Occupying the top two floors of the Soho Square building (which seems to have had a revolving tenancy policy since opening), there are two parts to the establishment: the third floor robatayaki, and a fourth floor bar with semi-open terrace. Commonly abbreviated to just robata, ‘robatayaki’ is the Japanese art of grilling over an open flame, think of it as oriental-style BBQ. The traditional robata has three main ingredients: a horseshoe-shaped counter set around an open hearth, simply prepared food, and long metal skewers on which to cook it. On these criteria, Kazu scores one out of three – the counter runs parallel to the fire, and is separated from customers by a glass window, while simple is perhaps not the word for the food – plain would be a more apt description. However, there are most definitely skewers.

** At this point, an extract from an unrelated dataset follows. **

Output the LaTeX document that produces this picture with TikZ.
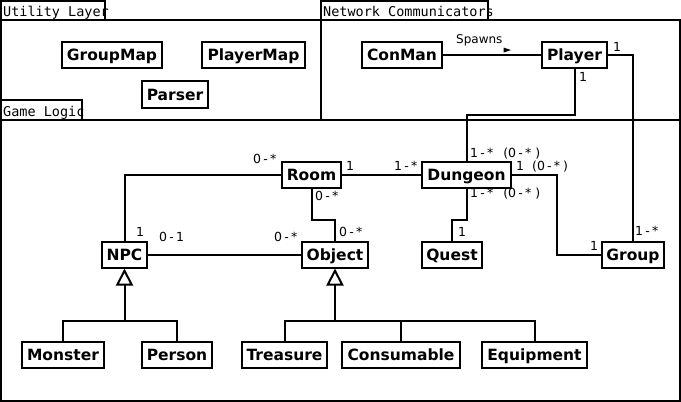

We began with an order of Californian maki ($80): an ‘inside-out’ sushi roll filled with cucumber, avocado and crab. Now, we’d describe the taste to you, but we honestly can’t remember – it was that forgettable. The next course was a miniscule helping of bland chilled tofu ($40), which we almost mistook for a complimentary appetiser. But, we reminded ourselves, this is a robata, therefore the chef’s probably focusing all his attention on the grill, not these side distractions.

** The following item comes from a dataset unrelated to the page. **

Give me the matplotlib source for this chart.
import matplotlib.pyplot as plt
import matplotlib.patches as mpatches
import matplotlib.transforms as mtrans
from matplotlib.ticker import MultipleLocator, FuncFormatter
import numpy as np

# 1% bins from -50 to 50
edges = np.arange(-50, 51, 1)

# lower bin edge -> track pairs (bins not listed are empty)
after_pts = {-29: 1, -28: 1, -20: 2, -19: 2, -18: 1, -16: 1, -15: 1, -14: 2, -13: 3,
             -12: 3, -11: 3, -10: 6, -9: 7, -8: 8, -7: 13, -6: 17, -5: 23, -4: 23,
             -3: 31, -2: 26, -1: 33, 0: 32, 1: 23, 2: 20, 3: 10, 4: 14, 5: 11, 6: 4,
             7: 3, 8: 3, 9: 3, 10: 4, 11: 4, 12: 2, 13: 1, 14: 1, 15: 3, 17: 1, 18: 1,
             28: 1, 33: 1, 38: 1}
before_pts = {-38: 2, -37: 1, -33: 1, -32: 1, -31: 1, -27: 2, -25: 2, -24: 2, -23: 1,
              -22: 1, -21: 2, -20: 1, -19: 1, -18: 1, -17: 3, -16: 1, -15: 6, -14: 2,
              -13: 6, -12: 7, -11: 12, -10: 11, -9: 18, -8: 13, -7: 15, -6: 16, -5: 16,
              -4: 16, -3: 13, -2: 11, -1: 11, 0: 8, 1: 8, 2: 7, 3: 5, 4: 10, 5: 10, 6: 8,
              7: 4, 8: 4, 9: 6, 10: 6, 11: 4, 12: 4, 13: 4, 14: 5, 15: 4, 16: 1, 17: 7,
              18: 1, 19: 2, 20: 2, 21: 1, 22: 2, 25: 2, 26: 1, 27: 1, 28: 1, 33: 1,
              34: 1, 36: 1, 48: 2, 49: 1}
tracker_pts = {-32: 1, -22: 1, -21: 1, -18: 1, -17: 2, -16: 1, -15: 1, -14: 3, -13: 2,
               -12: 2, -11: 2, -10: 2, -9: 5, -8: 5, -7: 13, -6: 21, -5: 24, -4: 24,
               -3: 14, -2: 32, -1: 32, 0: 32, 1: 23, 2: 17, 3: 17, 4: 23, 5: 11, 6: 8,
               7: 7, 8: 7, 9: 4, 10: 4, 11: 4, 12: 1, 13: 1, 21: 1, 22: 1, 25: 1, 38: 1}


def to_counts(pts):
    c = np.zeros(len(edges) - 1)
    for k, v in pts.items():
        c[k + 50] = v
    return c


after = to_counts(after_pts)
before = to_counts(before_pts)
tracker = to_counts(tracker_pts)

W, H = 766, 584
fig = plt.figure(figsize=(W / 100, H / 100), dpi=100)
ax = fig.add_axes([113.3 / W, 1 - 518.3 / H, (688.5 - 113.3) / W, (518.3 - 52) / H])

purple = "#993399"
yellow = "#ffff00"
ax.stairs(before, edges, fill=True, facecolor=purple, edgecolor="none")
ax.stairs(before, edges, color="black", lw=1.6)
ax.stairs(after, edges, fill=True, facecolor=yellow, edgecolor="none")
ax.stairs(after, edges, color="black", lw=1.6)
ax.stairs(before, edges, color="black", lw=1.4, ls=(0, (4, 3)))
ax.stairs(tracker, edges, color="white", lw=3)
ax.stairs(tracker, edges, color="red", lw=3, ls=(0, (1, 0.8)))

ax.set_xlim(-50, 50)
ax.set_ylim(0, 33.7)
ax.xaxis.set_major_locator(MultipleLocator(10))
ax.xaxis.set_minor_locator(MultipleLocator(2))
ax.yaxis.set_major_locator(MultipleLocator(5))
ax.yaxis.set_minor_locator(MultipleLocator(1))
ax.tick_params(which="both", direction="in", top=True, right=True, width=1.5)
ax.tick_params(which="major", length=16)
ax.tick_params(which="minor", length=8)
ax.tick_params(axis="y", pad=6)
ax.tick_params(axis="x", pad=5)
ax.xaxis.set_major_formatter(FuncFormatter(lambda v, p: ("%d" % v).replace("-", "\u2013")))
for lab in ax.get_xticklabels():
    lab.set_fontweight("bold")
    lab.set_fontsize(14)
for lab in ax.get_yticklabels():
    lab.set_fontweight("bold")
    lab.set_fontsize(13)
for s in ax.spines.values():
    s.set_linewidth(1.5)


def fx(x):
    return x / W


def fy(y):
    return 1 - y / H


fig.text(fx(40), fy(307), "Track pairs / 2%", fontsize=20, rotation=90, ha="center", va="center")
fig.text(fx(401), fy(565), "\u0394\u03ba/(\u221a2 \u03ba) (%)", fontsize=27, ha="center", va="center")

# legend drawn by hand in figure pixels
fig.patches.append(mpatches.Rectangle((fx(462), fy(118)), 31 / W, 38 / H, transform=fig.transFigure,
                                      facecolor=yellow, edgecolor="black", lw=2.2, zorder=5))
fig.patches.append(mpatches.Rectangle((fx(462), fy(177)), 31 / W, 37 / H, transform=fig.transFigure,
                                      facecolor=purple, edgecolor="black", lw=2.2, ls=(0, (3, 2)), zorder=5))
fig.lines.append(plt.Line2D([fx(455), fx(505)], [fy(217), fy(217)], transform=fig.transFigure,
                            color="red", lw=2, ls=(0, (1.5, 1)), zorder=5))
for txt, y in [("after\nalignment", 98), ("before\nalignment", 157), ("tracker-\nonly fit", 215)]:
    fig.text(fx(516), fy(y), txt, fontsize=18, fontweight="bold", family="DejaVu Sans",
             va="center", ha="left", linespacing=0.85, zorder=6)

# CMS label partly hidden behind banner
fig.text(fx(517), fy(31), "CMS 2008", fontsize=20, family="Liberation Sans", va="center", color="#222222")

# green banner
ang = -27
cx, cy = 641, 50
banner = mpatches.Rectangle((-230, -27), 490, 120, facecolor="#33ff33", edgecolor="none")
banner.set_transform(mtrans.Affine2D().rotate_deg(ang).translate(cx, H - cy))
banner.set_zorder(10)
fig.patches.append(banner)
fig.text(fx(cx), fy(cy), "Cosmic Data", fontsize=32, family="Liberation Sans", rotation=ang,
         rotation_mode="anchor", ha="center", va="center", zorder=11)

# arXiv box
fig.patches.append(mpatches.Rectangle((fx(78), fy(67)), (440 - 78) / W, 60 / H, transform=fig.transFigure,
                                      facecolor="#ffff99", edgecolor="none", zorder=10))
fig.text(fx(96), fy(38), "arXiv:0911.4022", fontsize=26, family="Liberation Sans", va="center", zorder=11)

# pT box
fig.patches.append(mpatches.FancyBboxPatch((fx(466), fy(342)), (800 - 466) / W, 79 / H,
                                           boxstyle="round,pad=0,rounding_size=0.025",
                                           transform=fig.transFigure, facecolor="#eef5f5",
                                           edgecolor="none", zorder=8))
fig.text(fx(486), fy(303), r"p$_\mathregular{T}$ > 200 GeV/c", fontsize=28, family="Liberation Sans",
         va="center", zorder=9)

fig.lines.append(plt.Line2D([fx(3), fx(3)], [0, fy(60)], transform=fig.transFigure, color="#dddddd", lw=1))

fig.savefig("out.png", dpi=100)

Hence, it was time for a triple skewered whammy of yakitori ($45), jumbo prawn ($75) and beef skewer ($60). With an inability to see the flaming process from our seat (despite being the only patrons, we had been seated on the furthest table from the grill), it was with lip-smacking anticipation (and increasing hunger) that we awaited the next course. They duly arrived in a convoy of platters, which, rapidly deskewered, we dove into. One after the other, we were disappointed by dull, flavourless meat that not even the lightly sweet marinade could save: three for nothing – Kazu.

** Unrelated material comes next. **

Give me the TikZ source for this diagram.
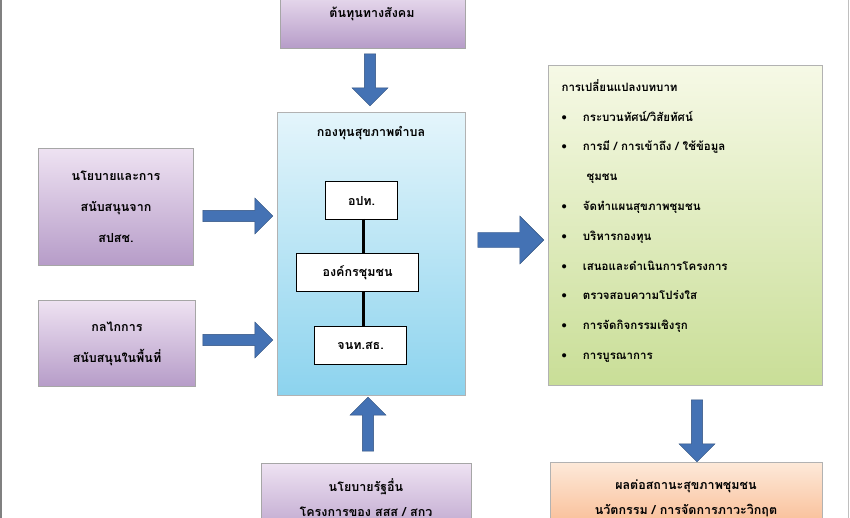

Thank goodness, then, we’d ordered the asparagus ($50). Barbequed and coated in a light drizzle of sweet sauce, it had what all preceding dishes had lacked – taste. But honestly, how does one mess up asparagus? Still famished, we were compelled to order a serving of Fu Yong Somen ($80), eel omelette cooked over somen noodles, which sated our hunger, if not our palette.
Feeling the need for something (anything) that we could write about without feeling disappointment, we summoned the waiter and sombrely asked for the banana tempura. At $90 it felt like an extravagance, but surely fried fruit coated in cinnamon and honey couldn’t be bland? The answer is: it wasn’t. The disappointment was: it tried too hard. Overly saccharine, we knocked back the last of our sh????ch???? ($88) and requested the bill, which came to a mind-bogglingly overpriced $669.
Financially shaken, but gluttons for punishment, we felt compelled to round off our meal with a visit to the fourth floor bar – we’ve always found a cold bottle of Asahi ($51) helps us forget. Our impression? The partly-covered space is an excellent place to wind up the evening, people watch, and generally soak up the night sounds of NoHo – who would’ve thought that a meal so bad could lead to a drink so good?
3-4/F Soho Square, 21 Lyndhurst Tce, Central, 2543 0505. Meal for two: around $650. Sun-Thu 11.30am-11pm, Fri-Sat 11.30am-late.